→ **Requirement**: Print exactly the lines that run from the line containing "What TikZ code" to the line containing "minimum height=29pt] (adsorb)", both included, and nothing else; pictures stay out.

begin The records

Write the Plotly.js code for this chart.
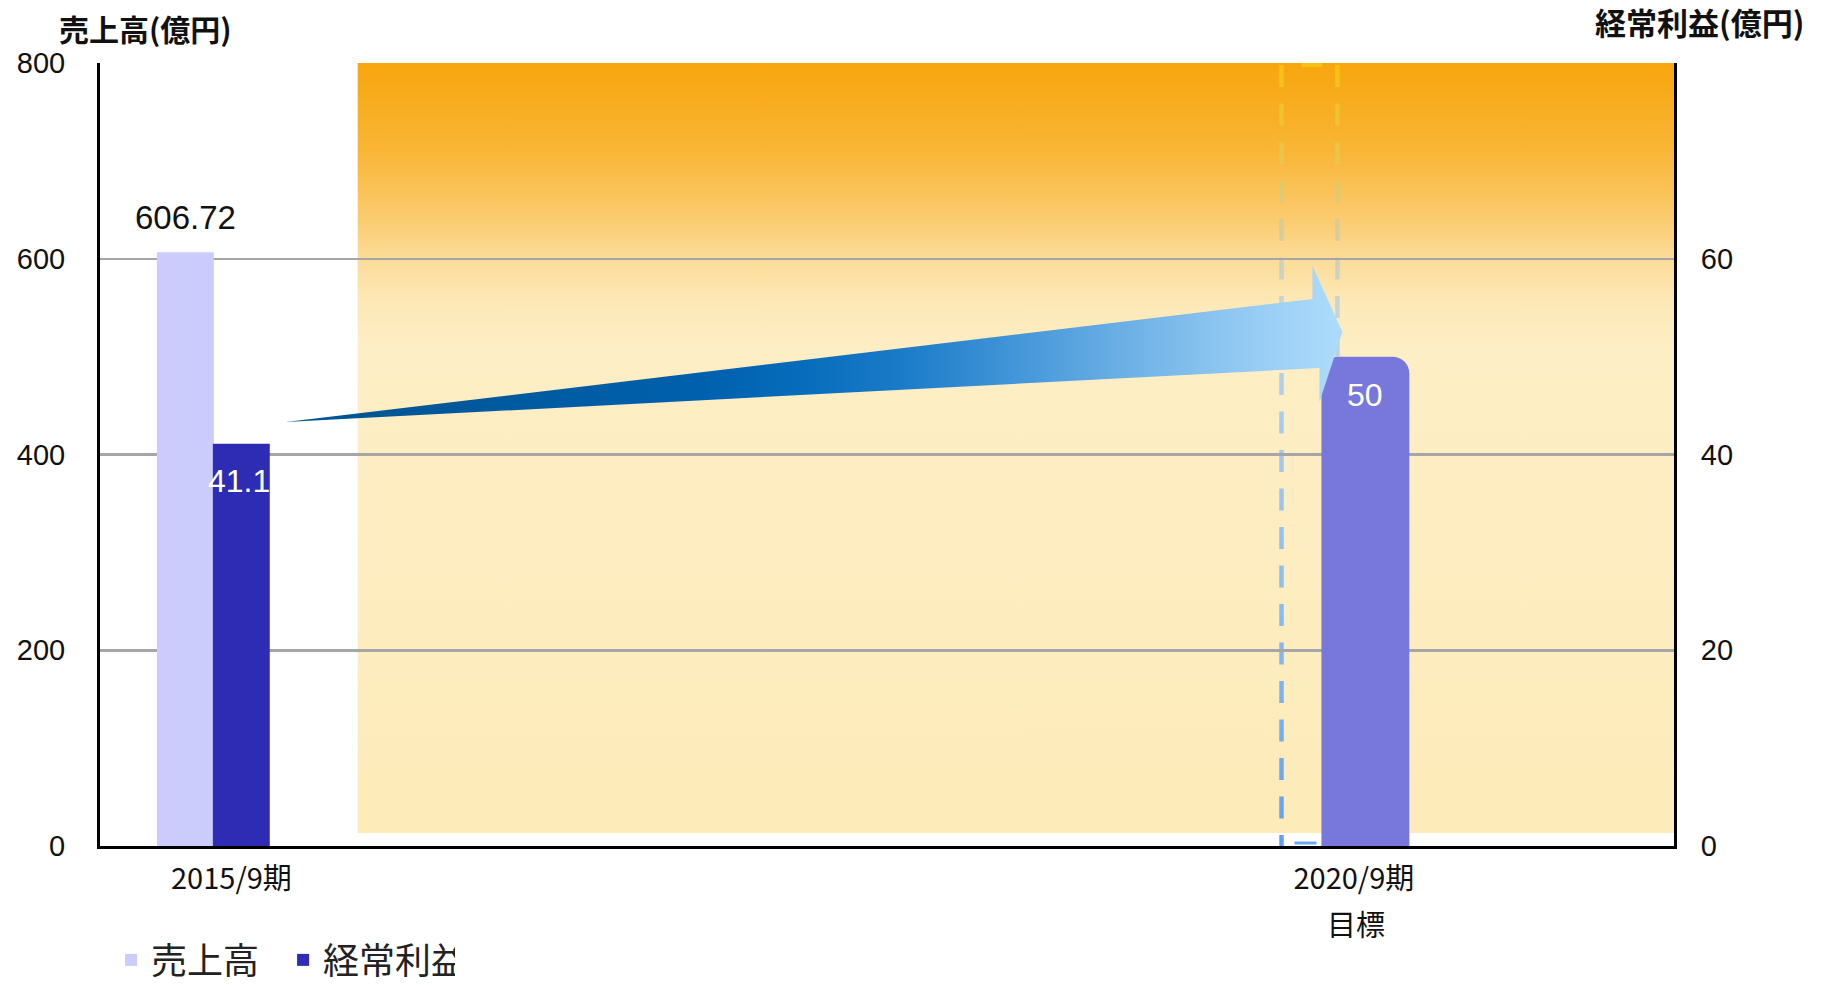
<!DOCTYPE html>
<html>
<head>
<meta charset="utf-8">
<script src="https://cdn.plot.ly/plotly-3.0.1.min.js"></script>
<style>html,body{margin:0;padding:0;background:#fff;}#chart{width:1833px;height:985px;}</style>
</head>
<body>
<div id="chart"></div>
<script>
// ---- data ----
const categories = ['2015/9期', '2020/9期'];
const categorySubLabels = ['', '目標'];
const salesValues = [606.72, null];          // 売上高 (億円)
const profitValues = [41.1, 50];             // 経常利益 (億円)
const salesTickVals = [0, 200, 400, 600, 800];
const profitTickVals = [0, 20, 40, 60];
const seriesNames = ['売上高', '経常利益'];
const axisTitles = ['売上高(億円)', '経常利益(億円)'];

// ---- decoration (plot-area-relative svg, 1576 x 783) ----
const W = 1576, H = 783;
const bgSvg = `<svg xmlns="http://www.w3.org/2000/svg" width="${W}" height="${H}" viewBox="0 0 ${W} ${H}">
<defs>
<linearGradient id="bg" x1="0" y1="0" x2="0" y2="1">
<stop offset="0" stop-color="#f7a60d"/>
<stop offset="0.113" stop-color="#f9b535"/>
<stop offset="0.204" stop-color="#fbcc70"/>
<stop offset="0.255" stop-color="#fcdc98"/>
<stop offset="0.31" stop-color="#fde8b6"/>
<stop offset="0.37" stop-color="#feeec5"/>
<stop offset="1" stop-color="#fdebb9"/>
</linearGradient>
<linearGradient id="dl" gradientUnits="userSpaceOnUse" x1="0" y1="0" x2="0" y2="${H}">
<stop offset="0" stop-color="#f8c010"/>
<stop offset="0.12" stop-color="#e8c64a"/>
<stop offset="0.25" stop-color="#cdd0bb"/>
<stop offset="0.33" stop-color="#c4d4e2"/>
<stop offset="0.45" stop-color="#a6cdf2"/>
<stop offset="0.75" stop-color="#80b8f4"/>
<stop offset="1" stop-color="#60a0f4"/>
</linearGradient>
</defs>
<rect x="258" y="0" width="1318" height="770" fill="url(#bg)"/>
<g stroke="url(#dl)" stroke-width="4.5" fill="none" stroke-dasharray="22 16.5">
<line x1="1183" y1="2" x2="1183" y2="783"/>
<line x1="1239" y1="2" x2="1239" y2="783"/>
</g>
<line x1="1203" y1="2" x2="1224" y2="2" stroke="#f8c010" stroke-width="4"/>
<line x1="1196" y1="780" x2="1218" y2="780" stroke="#6aa8f4" stroke-width="3"/>
</svg>`;

const arrowSvg = `<svg xmlns="http://www.w3.org/2000/svg" width="${W}" height="${H}" viewBox="0 0 ${W} ${H}">
<defs>
<linearGradient id="ar" gradientUnits="userSpaceOnUse" x1="186" y1="0" x2="1244" y2="0">
<stop offset="0" stop-color="#00538f"/>
<stop offset="0.392" stop-color="#0060ad"/>
<stop offset="0.487" stop-color="#066cbb"/>
<stop offset="0.581" stop-color="#1a7bc8"/>
<stop offset="0.676" stop-color="#3d92d6"/>
<stop offset="0.8" stop-color="#6fb1e6"/>
<stop offset="0.92" stop-color="#98cdf4"/>
<stop offset="1" stop-color="#aedcfc"/>
</linearGradient>
</defs>
<polygon points="186,359 1214,236 1214,203 1244,269 1221,339 1221,305" fill="url(#ar)"/>
</svg>`;

const svgUri = s => 'data:image/svg+xml;charset=utf-8,' + encodeURIComponent(s);

// ---- traces ----
const traces = [
  {
    type: 'bar', name: seriesNames[0], x: categories, y: salesValues, yaxis: 'y',
    marker: {color: '#ccccfc'}, offset: -0.0664, width: 0.0507, hoverinfo: 'x+y'
  },
  {
    type: 'bar', name: seriesNames[1], x: [categories[0]], y: [profitValues[0]], yaxis: 'y2',
    marker: {color: '#2e2bb4'}, offset: -0.01655, width: 0.0507, hoverinfo: 'x+y'
  },
  {
    type: 'bar', name: seriesNames[1] + '(目標)', x: [categories[1]], y: [profitValues[1]], yaxis: 'y2',
    marker: {color: '#7878dc', cornerradius: 17}, offset: -0.0289, width: 0.0783,
    showlegend: false, hoverinfo: 'x+y'
  }
];

const numFont = 'Liberation Sans, Arial, sans-serif';
const cjkFont = 'Noto Sans CJK JP, sans-serif';

const annotations = [
  {text: axisTitles[0], xref: 'paper', yref: 'paper', x: 0.0286, y: 1.0447,
   xanchor: 'center', yanchor: 'middle', showarrow: false,
   font: {family: cjkFont, size: 30, color: '#111', weight: 'bold'}},
  {text: axisTitles[1], xref: 'paper', yref: 'paper', x: 1.0165, y: 1.0524,
   xanchor: 'center', yanchor: 'middle', showarrow: false,
   font: {family: cjkFont, size: 31, color: '#111', weight: 'bold'}},
  {text: String(salesValues[0]), xref: 'x', yref: 'y', x: categories[0], y: salesValues[0],
   xshift: -46, yshift: 35, showarrow: false, xanchor: 'center', yanchor: 'middle',
   font: {family: numFont, size: 33, color: '#111'}},
  {text: String(profitValues[0]), xref: 'x', yref: 'y2', x: categories[0], y: profitValues[0],
   xshift: 8, yshift: -37, showarrow: false, xanchor: 'center', yanchor: 'middle',
   font: {family: numFont, size: 32, color: '#ffffff'}},
  {text: String(profitValues[1]), xref: 'x', yref: 'y2', x: categories[1], y: profitValues[1],
   xshift: 11.5, yshift: -38, showarrow: false, xanchor: 'center', yanchor: 'middle',
   font: {family: numFont, size: 32, color: '#ffffff'}}
];
categorySubLabels.forEach((t, i) => {
  if (t) annotations.push({text: t, xref: 'x', yref: 'paper', x: categories[i], y: 0,
    yshift: -77, xshift: 2, showarrow: false, xanchor: 'center', yanchor: 'middle',
    font: {family: cjkFont, size: 29, color: '#111'}});
});

const layout = {
  width: 1833, height: 985,
  margin: {l: 100, r: 159, t: 63, b: 139, pad: 0},
  paper_bgcolor: '#ffffff', plot_bgcolor: 'rgba(0,0,0,0)',
  barmode: 'overlay',
  showlegend: true,
  legend: {
    orientation: 'h', xref: 'container', yref: 'container',
    x: 0.0606, xanchor: 'left', y: 0.0254, yanchor: 'middle', entrywidth: 127,
    font: {family: cjkFont, size: 36, color: '#222'}, bgcolor: 'rgba(0,0,0,0)'
  },
  xaxis: {
    type: 'category', categoryorder: 'array', categoryarray: categories,
    range: [-0.1171, 1.2852], showline: true, linecolor: '#000', linewidth: 3,
    ticks: '', showgrid: false, zeroline: false, fixedrange: true,
    tickfont: {family: cjkFont, size: 29, color: '#111'}, ticklabelstandoff: 5
  },
  yaxis: {
    range: [0, 800], tickvals: salesTickVals, ticktext: salesTickVals.map(String),
    showline: true, linecolor: '#000', linewidth: 3, ticks: '',
    showgrid: true, gridcolor: '#a6a6a6', gridwidth: 2.5, zeroline: false,
    tickfont: {family: numFont, size: 29, color: '#111'}, ticklabelstandoff: 26
  },
  yaxis2: {
    range: [0, 80], overlaying: 'y', side: 'right', tickvals: profitTickVals,
    ticktext: profitTickVals.map(String),
    showline: true, linecolor: '#000', linewidth: 3, ticks: '',
    showgrid: false, zeroline: false,
    tickfont: {family: numFont, size: 29, color: '#111'}, ticklabelstandoff: 18
  },
  images: [
    {source: svgUri(bgSvg), xref: 'paper', yref: 'paper', x: 0, y: 1, sizex: 1, sizey: 1,
     xanchor: 'left', yanchor: 'top', sizing: 'stretch', layer: 'below'},
    {source: svgUri(arrowSvg), xref: 'paper', yref: 'paper', x: 0, y: 1, sizex: 1, sizey: 1,
     xanchor: 'left', yanchor: 'top', sizing: 'stretch', layer: 'above'}
  ],
  annotations: annotations
};

Plotly.newPlot('chart', traces, layout, {displayModeBar: false, staticPlot: true});
</script>
</body>
</html>
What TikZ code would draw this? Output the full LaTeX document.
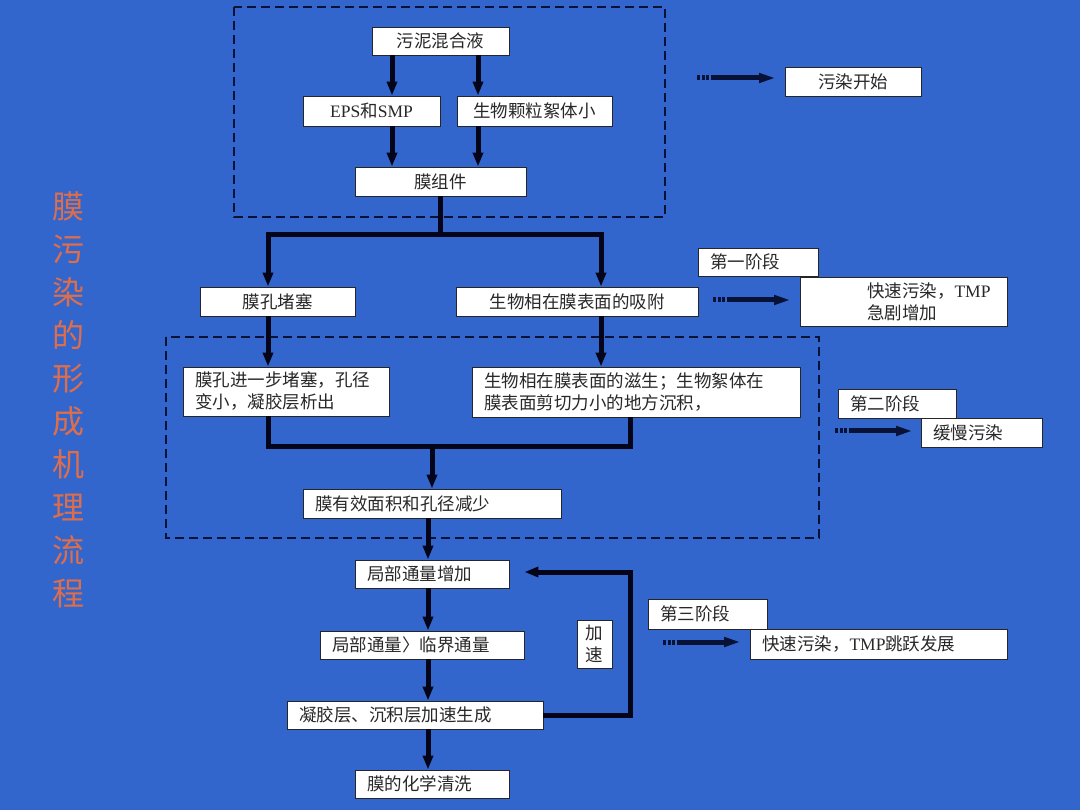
\documentclass[tikz,border=0pt]{standalone}
\usepackage{fontspec}
\setmainfont{Noto Sans CJK SC}
\newfontfamily\lat{Liberation Serif}
\usetikzlibrary{arrows.meta}
\definecolor{bg}{RGB}{51,102,204}
\definecolor{flowc}{RGB}{5,5,25}
\definecolor{frm}{RGB}{8,18,55}
\definecolor{ttlc}{RGB}{222,110,75}
\definecolor{txt}{RGB}{40,40,40}
\begin{document}
\begin{tikzpicture}[x=1pt,y=-1pt,
  box/.style={draw=black!85, line width=0.9pt, fill=white, text=txt,
    font=\fontsize{17.5}{22}\selectfont, inner sep=0pt},
  cbox/.style={box, minimum width=#1, align=center},
  lbox/.style={box, inner xsep=12pt, text width=#1, align=left},
  flow/.style={line width=5pt, draw=flowc, -{Triangle[length=14pt,width=10pt]}},
  conn/.style={line width=5pt, draw=flowc},
  frame/.style={draw=frm, line width=2pt, dash pattern=on 9pt off 5pt},
  darr/.style={line width=5pt, draw=frm,
    dash pattern=on 3pt off 1.5pt on 3pt off 1.5pt on 3pt off 1.5pt on 300pt off 1pt,
    -{Triangle[length=17pt,width=9pt]}},
  ttl/.style={text=ttlc, font=\fontsize{32}{43}\selectfont, align=center, inner sep=0pt}
]
\useasboundingbox (0,0) rectangle (1080,810);
\fill[bg] (0,0) rectangle (1080,810);

% frames
\draw[frame] (234,7) rectangle (665,217);
\draw[frame] (166,337) rectangle (819,538);

% title
\node[ttl] (ttl) at (68,400) {膜\\污\\染\\的\\形\\成\\机\\理\\流\\程};

% top block
\node[cbox=137pt, minimum height=28pt] (n1) at (440.5,41) {污泥混合液};
\node[cbox=137pt, minimum height=30pt] (eps) at (371.5,111) {{\lat EPS}和{\lat SMP}};
\node[cbox=155pt, minimum height=30pt] (bio) at (534.5,111) {生物颗粒絮体小};
\node[cbox=171pt, minimum height=29pt] (mod) at (440.5,181.5) {膜组件};

\node[cbox=155pt, minimum height=29pt] (block) at (277.5,301.5) {膜孔堵塞};
\node[cbox=242pt, minimum height=29pt] (adsorb) at (577,301.5) {生物相在膜表面的吸附};

\node[lbox=182pt, minimum height=49pt] (fur) at (286,391.5) {膜孔进一步堵塞，孔径\\变小，凝胶层析出};
\node[lbox=304pt, minimum height=50pt] (grow) at (636,392) {生物相在膜表面的滋生；生物絮体在\\膜表面剪切力小的地方沉积，};

\node[lbox=234pt, minimum height=29pt] (area) at (432,503.5) {膜有效面积和孔径减少};
\node[lbox=130pt, minimum height=28pt] (flux) at (432,574) {局部通量增加};
\node[lbox=180pt, minimum height=28pt] (crit) at (422,645) {局部通量〉临界通量};
\node[lbox=232pt, minimum height=28pt] (gel) at (415,715) {凝胶层、沉积层加速生成};
\node[lbox=130pt, minimum height=28pt] (clean) at (432,784) {膜的化学清洗};
\node[cbox=35pt, minimum height=48pt] (jiasu) at (594.5,644) {加\\速};

% right side
\node[cbox=136pt, minimum height=29pt] (s0) at (853,81.5) {污染开始};
\node[lbox=96pt, minimum height=28pt] (st1) at (758,262) {第一阶段};
\node[lbox=183pt, minimum height=49pt] (r1) at (903.5,301.5) {\hspace*{55pt}快速污染，{\lat TMP}\\\hspace*{55pt}急剧增加};
\node[lbox=94pt, minimum height=29pt] (st2) at (897,403.5) {第二阶段};
\node[lbox=97pt, minimum height=29pt] (r2) at (981.5,432.5) {缓慢污染};
\node[lbox=95pt, minimum height=30pt] (st3) at (707.5,614) {第三阶段};
\node[lbox=233pt, minimum height=30pt] (r3) at (878.5,644) {快速污染，{\lat TMP}跳跃发展};

% column coordinates
\coordinate (ca) at (392,0);
\coordinate (cb) at (478,0);
\coordinate (cc) at (440,0);
\coordinate (jt) at (440,235);
\coordinate (cl) at (268,0);
\coordinate (cr) at (601,0);
\coordinate (cr2) at (630,0);
\coordinate (jm) at (432,447);
\coordinate (cm) at (428,0);
\coordinate (lp) at (630,0);

% top arrows
\draw[flow] (ca |- n1.south) -- (ca |- eps.north);
\draw[flow] (cb |- n1.south) -- (cb |- bio.north);
\draw[flow] (ca |- eps.south) -- (ca |- mod.north);
\draw[flow] (cb |- bio.south) -- (cb |- mod.north);

% branch
\draw[conn] (cc |- mod.south) -- (jt);
\draw[flow] (jt) -| (cl |- block.north);
\draw[flow] (jt) -| (cr |- adsorb.north);

% middle
\draw[flow] (cl |- block.south) -- (cl |- fur.north);
\draw[flow] (cr |- adsorb.south) -- (cr |- grow.north);
\draw[conn] (cl |- fur.south) |- (cr2 |- jm) -- (cr2 |- grow.south);
\draw[flow] (jm) -- (jm |- area.north);

% bottom chain
\draw[flow] (cm |- area.south) -- (cm |- flux.north);
\draw[flow] (cm |- flux.south) -- (cm |- crit.north);
\draw[flow] (cm |- crit.south) -- (cm |- gel.north);
\draw[flow] (cm |- gel.south) -- (cm |- clean.north);

% loop
\draw[flow, shorten >=15pt] (gel.east) -| ([yshift=2pt]lp |- flux.east) -- ([yshift=2pt]flux.east);

% dashed arrows
\coordinate (d0a) at (697,78);  \coordinate (d0b) at (776,78);
\coordinate (d1a) at (713,300); \coordinate (d1b) at (791,300);
\coordinate (d2a) at (835,431); \coordinate (d2b) at (913,431);
\coordinate (d3a) at (663,642); \coordinate (d3b) at (741,642);
\draw[darr] (d0a) -- (d0b);
\draw[darr] (d1a) -- (d1b);
\draw[darr] (d2a) -- (d2b);
\draw[darr] (d3a) -- (d3b);
\end{tikzpicture}
\end{document}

end The records

→ **Exercise result**:
What TikZ code would draw this? Output the full LaTeX document.
\documentclass[tikz,border=0pt]{standalone}
\usepackage{fontspec}
\setmainfont{Noto Sans CJK SC}
\newfontfamily\lat{Liberation Serif}
\usetikzlibrary{arrows.meta}
\definecolor{bg}{RGB}{51,102,204}
\definecolor{flowc}{RGB}{5,5,25}
\definecolor{frm}{RGB}{8,18,55}
\definecolor{ttlc}{RGB}{222,110,75}
\definecolor{txt}{RGB}{40,40,40}
\begin{document}
\begin{tikzpicture}[x=1pt,y=-1pt,
  box/.style={draw=black!85, line width=0.9pt, fill=white, text=txt,
    font=\fontsize{17.5}{22}\selectfont, inner sep=0pt},
  cbox/.style={box, minimum width=#1, align=center},
  lbox/.style={box, inner xsep=12pt, text width=#1, align=left},
  flow/.style={line width=5pt, draw=flowc, -{Triangle[length=14pt,width=10pt]}},
  conn/.style={line width=5pt, draw=flowc},
  frame/.style={draw=frm, line width=2pt, dash pattern=on 9pt off 5pt},
  darr/.style={line width=5pt, draw=frm,
    dash pattern=on 3pt off 1.5pt on 3pt off 1.5pt on 3pt off 1.5pt on 300pt off 1pt,
    -{Triangle[length=17pt,width=9pt]}},
  ttl/.style={text=ttlc, font=\fontsize{32}{43}\selectfont, align=center, inner sep=0pt}
]
\useasboundingbox (0,0) rectangle (1080,810);
\fill[bg] (0,0) rectangle (1080,810);

% frames
\draw[frame] (234,7) rectangle (665,217);
\draw[frame] (166,337) rectangle (819,538);

% title
\node[ttl] (ttl) at (68,400) {膜\\污\\染\\的\\形\\成\\机\\理\\流\\程};

% top block
\node[cbox=137pt, minimum height=28pt] (n1) at (440.5,41) {污泥混合液};
\node[cbox=137pt, minimum height=30pt] (eps) at (371.5,111) {{\lat EPS}和{\lat SMP}};
\node[cbox=155pt, minimum height=30pt] (bio) at (534.5,111) {生物颗粒絮体小};
\node[cbox=171pt, minimum height=29pt] (mod) at (440.5,181.5) {膜组件};

\node[cbox=155pt, minimum height=29pt] (block) at (277.5,301.5) {膜孔堵塞};
\node[cbox=242pt, minimum height=29pt] (adsorb) at (577,301.5) {生物相在膜表面的吸附};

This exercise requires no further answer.